## PROVIDED INFORMATION:
#####
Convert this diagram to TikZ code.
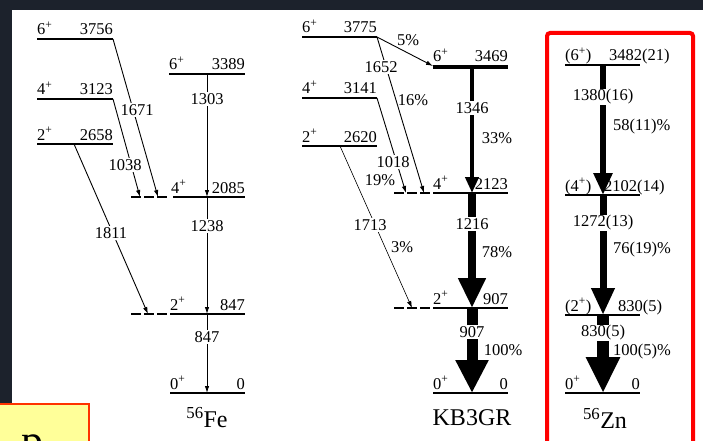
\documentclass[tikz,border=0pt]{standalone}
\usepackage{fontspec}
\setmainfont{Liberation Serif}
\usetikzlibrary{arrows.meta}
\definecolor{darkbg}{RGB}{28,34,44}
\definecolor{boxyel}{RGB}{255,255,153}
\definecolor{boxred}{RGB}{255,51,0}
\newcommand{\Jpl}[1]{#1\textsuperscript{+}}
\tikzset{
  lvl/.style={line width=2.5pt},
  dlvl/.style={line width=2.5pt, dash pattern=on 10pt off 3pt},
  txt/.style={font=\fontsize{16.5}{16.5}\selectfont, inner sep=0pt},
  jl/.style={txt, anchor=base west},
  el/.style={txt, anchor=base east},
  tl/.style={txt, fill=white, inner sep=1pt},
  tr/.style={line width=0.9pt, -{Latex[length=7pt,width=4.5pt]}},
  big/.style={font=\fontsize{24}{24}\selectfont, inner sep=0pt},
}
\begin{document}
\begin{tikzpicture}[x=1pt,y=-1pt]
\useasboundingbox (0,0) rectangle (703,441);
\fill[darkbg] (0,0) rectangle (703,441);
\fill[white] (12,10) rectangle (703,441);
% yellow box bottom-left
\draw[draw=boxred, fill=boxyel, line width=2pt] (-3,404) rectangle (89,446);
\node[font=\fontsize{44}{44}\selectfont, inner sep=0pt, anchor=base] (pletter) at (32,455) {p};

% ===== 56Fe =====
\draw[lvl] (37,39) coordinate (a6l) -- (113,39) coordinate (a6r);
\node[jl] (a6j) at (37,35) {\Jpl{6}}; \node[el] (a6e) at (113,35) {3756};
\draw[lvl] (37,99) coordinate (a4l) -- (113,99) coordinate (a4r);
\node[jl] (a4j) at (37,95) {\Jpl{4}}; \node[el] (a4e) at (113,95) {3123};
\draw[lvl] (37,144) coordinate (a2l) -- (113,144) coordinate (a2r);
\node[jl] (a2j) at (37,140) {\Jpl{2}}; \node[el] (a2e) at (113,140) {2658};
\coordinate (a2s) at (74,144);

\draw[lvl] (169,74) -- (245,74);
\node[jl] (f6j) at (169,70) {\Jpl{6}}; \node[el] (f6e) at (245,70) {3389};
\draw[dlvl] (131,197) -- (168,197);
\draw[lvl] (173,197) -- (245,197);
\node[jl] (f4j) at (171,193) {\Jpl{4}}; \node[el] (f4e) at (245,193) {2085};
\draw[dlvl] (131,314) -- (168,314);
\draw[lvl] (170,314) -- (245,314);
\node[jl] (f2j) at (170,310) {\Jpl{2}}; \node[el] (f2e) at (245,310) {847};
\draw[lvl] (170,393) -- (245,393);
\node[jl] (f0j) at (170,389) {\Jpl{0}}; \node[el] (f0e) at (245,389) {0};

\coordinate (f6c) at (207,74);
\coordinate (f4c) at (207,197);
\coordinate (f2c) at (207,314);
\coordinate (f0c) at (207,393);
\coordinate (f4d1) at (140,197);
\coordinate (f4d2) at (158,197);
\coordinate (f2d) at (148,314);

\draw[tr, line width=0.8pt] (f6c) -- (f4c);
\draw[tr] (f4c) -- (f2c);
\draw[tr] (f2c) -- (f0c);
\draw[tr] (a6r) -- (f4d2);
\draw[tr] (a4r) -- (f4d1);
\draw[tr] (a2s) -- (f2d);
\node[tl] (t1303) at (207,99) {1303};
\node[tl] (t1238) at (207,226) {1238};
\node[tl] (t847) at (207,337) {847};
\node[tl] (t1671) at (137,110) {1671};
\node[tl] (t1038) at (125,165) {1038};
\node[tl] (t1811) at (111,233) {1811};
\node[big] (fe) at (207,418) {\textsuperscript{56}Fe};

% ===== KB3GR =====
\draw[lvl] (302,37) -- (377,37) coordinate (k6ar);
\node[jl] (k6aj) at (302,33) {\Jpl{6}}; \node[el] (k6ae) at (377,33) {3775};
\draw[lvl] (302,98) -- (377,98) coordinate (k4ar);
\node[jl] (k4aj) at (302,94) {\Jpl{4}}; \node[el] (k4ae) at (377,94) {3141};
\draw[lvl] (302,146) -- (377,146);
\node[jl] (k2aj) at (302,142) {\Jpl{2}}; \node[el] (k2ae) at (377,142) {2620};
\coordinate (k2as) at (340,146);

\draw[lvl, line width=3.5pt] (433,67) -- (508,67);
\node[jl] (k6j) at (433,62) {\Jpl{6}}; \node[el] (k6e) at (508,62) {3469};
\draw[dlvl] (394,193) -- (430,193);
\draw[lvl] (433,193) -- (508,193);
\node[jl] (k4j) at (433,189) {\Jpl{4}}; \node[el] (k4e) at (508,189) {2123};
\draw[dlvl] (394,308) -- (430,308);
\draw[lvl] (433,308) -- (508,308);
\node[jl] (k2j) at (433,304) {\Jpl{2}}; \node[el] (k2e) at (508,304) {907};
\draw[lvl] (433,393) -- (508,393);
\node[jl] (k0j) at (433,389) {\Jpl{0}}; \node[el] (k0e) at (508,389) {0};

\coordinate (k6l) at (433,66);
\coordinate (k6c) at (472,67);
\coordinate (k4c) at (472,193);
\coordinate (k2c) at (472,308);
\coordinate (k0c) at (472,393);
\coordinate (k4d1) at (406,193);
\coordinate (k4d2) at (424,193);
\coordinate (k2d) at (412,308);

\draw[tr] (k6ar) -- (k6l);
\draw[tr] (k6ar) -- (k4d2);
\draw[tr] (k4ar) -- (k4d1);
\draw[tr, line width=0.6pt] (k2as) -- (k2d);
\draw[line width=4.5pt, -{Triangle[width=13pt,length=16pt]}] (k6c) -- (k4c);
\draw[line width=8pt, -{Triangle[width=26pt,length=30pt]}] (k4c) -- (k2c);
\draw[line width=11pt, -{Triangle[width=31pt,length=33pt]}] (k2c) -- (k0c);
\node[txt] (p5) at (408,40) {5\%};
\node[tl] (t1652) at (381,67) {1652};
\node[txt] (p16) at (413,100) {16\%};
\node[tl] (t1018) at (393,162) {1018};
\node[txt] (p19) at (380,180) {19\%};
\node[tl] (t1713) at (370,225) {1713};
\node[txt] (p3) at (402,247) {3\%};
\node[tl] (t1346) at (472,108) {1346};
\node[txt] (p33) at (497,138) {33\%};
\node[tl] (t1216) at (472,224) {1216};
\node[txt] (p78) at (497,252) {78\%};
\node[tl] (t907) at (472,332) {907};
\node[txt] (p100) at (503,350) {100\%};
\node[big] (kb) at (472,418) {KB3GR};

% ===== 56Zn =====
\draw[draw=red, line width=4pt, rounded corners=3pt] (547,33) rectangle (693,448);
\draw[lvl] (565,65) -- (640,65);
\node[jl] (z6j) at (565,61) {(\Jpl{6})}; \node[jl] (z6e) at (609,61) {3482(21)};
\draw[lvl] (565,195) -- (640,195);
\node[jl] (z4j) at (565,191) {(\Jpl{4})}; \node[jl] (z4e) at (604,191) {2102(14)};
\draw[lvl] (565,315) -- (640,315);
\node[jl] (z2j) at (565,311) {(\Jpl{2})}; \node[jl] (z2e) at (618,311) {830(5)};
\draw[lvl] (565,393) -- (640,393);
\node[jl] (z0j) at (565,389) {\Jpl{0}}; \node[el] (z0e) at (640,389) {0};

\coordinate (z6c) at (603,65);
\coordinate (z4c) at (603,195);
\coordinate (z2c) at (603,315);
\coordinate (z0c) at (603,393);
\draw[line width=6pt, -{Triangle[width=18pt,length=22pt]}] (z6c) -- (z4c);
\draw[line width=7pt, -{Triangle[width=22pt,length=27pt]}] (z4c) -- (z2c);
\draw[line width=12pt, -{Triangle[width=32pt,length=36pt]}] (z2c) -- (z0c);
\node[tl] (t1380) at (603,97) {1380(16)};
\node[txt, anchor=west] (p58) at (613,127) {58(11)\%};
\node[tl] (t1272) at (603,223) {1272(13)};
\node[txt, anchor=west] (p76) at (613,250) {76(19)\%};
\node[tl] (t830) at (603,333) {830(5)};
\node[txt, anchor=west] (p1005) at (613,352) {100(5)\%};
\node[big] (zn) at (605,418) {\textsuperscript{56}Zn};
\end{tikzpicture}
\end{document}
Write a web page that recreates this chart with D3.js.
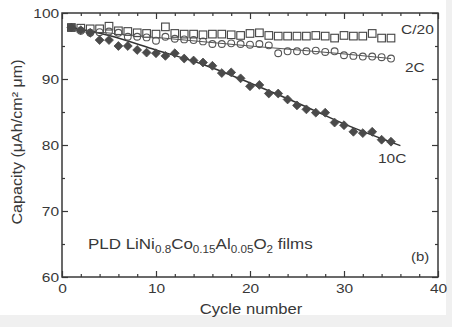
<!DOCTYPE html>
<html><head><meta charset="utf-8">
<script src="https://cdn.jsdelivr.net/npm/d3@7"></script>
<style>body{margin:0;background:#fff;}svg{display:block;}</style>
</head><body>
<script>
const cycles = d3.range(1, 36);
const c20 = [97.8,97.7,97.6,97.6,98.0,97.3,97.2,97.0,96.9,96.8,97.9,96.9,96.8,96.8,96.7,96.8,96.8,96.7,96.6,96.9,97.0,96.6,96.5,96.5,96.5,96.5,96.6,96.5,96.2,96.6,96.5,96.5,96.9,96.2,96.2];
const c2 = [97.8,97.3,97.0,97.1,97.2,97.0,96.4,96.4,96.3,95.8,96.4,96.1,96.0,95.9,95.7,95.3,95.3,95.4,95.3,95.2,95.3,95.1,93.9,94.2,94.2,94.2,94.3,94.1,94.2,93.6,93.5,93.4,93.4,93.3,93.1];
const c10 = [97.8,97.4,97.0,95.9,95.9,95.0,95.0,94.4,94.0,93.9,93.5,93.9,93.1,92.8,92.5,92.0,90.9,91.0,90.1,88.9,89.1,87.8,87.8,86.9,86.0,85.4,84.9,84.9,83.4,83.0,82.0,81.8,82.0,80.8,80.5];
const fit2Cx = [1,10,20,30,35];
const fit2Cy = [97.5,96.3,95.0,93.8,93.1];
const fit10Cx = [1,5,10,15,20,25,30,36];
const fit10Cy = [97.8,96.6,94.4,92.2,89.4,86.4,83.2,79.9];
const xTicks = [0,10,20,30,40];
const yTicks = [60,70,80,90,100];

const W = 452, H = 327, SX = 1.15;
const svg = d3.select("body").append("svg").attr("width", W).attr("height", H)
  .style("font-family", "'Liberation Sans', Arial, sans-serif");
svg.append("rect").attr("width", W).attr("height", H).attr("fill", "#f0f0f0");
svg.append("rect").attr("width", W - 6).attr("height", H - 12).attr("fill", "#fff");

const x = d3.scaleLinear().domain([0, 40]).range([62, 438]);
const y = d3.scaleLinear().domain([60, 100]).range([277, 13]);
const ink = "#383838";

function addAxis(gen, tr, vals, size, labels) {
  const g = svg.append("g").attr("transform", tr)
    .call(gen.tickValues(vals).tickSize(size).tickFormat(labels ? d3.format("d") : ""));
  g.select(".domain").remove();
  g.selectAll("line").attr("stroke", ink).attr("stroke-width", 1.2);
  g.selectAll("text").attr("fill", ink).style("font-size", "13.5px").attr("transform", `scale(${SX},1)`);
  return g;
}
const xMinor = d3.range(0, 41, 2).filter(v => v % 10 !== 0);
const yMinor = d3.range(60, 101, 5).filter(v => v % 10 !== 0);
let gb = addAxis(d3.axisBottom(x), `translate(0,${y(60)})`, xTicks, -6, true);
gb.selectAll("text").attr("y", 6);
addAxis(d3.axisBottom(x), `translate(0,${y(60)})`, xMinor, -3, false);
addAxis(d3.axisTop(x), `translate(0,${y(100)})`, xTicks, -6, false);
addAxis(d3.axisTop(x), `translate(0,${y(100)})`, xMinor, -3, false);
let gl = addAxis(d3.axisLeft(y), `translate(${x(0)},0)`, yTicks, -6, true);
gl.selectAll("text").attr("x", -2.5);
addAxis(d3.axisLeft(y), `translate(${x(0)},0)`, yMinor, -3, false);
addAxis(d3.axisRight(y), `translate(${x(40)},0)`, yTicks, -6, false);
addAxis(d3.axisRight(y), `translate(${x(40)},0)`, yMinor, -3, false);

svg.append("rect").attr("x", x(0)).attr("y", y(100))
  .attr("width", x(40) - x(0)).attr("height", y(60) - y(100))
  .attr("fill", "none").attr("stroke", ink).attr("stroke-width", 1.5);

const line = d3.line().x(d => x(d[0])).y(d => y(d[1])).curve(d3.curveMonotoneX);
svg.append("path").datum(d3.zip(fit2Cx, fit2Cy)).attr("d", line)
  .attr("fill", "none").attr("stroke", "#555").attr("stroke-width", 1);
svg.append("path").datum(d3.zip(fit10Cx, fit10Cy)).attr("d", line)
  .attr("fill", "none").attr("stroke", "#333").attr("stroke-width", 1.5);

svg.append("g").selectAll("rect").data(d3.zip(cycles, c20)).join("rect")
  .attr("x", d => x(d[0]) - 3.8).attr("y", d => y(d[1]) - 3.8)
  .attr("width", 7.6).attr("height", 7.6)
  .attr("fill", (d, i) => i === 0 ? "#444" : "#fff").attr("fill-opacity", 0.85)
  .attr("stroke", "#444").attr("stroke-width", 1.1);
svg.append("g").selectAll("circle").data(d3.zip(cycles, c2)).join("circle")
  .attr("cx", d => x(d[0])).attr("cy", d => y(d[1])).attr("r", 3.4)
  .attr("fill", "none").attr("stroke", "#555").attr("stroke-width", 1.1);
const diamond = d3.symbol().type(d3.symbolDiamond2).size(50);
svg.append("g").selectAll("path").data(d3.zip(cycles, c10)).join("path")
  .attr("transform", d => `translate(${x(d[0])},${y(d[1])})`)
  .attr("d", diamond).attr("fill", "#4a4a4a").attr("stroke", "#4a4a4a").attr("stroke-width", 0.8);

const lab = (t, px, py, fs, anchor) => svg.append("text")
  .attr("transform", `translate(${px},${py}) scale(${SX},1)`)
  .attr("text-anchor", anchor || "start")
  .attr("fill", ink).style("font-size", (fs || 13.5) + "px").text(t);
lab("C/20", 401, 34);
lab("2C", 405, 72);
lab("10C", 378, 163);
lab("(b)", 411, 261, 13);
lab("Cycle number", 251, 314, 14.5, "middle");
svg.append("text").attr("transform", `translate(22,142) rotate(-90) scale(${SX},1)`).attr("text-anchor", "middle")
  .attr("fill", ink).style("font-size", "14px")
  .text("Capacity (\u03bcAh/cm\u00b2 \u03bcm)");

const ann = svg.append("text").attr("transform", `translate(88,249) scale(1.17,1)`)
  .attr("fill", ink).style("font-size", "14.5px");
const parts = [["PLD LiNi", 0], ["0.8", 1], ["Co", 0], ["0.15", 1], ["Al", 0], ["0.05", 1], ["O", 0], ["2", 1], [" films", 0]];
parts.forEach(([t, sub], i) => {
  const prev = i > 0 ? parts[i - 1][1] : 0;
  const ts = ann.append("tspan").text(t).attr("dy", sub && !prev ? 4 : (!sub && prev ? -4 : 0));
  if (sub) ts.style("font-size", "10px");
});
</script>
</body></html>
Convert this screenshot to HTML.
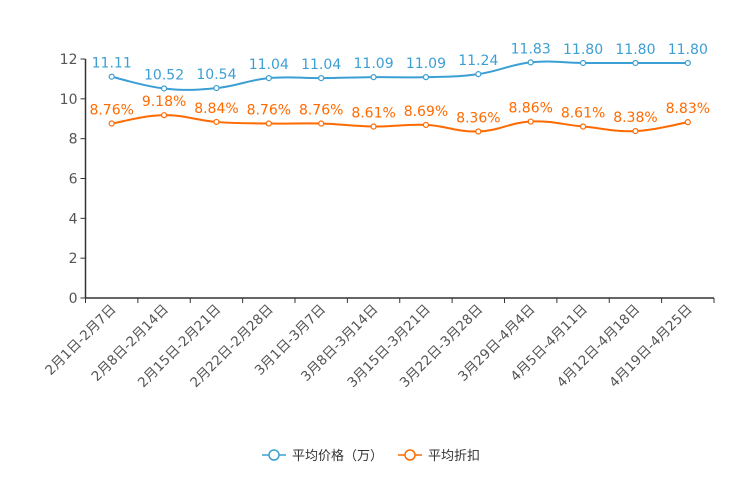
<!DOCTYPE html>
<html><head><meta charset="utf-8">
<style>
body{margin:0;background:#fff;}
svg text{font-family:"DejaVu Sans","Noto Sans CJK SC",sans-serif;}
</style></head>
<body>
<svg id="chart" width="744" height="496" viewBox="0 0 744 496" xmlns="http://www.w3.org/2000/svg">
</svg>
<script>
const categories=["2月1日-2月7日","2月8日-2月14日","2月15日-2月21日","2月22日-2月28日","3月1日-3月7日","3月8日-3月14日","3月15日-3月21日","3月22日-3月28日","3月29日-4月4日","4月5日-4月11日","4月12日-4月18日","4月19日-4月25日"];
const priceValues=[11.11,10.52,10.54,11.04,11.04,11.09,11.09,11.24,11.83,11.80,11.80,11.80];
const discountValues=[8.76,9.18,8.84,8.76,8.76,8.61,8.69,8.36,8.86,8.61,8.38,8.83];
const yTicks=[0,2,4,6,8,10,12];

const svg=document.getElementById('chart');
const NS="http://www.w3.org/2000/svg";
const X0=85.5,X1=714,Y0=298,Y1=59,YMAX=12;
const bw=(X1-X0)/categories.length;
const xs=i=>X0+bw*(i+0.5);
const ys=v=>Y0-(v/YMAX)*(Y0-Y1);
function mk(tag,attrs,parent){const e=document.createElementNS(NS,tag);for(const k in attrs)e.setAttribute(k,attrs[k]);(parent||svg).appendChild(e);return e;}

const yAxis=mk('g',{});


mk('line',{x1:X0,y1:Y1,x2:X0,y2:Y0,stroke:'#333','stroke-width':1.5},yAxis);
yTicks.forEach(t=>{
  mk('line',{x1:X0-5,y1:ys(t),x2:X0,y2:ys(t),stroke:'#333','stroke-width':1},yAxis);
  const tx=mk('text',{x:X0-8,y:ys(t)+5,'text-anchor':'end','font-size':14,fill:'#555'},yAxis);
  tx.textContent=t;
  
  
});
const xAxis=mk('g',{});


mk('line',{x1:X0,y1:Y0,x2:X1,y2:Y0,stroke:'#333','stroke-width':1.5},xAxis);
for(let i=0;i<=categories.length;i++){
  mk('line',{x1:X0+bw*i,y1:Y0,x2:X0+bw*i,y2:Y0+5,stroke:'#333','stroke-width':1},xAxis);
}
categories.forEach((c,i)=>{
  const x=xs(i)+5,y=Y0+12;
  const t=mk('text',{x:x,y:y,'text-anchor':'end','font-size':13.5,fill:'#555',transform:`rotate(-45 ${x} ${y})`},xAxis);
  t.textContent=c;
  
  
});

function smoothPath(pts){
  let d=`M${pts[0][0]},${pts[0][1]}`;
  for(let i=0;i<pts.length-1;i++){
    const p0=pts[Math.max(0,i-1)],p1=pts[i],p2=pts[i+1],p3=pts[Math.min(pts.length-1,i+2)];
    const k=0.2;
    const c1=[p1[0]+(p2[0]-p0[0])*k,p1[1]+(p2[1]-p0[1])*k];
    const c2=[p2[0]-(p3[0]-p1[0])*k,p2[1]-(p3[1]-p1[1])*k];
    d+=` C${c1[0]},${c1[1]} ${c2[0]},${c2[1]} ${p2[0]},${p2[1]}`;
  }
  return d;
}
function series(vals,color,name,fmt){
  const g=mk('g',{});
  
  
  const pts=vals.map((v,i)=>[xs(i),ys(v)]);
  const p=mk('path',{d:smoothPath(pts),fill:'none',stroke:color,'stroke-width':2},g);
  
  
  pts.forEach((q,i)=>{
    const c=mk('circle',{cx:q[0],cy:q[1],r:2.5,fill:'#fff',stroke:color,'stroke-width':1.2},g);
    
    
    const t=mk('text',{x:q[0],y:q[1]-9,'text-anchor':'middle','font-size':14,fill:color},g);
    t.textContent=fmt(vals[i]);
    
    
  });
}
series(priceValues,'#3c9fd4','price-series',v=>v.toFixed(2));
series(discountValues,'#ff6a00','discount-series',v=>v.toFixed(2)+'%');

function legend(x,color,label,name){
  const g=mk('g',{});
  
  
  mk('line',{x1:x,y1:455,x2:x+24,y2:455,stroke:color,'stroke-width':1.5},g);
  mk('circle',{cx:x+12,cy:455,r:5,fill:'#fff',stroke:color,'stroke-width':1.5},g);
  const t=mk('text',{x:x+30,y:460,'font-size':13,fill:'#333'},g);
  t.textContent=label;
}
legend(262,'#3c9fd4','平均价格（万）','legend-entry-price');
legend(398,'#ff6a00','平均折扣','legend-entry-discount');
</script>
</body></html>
#####
Look above for the line with "Convert this screenshot to HTML."; quote it and every line after it, stopping after the line with "const yTicks=[0,2,4,6,8,10,12];", exactly, with nothing added and without pictures.

## WORKED ANSWER:
Convert this screenshot to HTML.
<!DOCTYPE html>
<html><head><meta charset="utf-8">
<style>
body{margin:0;background:#fff;}
svg text{font-family:"DejaVu Sans","Noto Sans CJK SC",sans-serif;}
</style></head>
<body>
<svg id="chart" width="744" height="496" viewBox="0 0 744 496" xmlns="http://www.w3.org/2000/svg">
</svg>
<script>
const categories=["2月1日-2月7日","2月8日-2月14日","2月15日-2月21日","2月22日-2月28日","3月1日-3月7日","3月8日-3月14日","3月15日-3月21日","3月22日-3月28日","3月29日-4月4日","4月5日-4月11日","4月12日-4月18日","4月19日-4月25日"];
const priceValues=[11.11,10.52,10.54,11.04,11.04,11.09,11.09,11.24,11.83,11.80,11.80,11.80];
const discountValues=[8.76,9.18,8.84,8.76,8.76,8.61,8.69,8.36,8.86,8.61,8.38,8.83];
const yTicks=[0,2,4,6,8,10,12];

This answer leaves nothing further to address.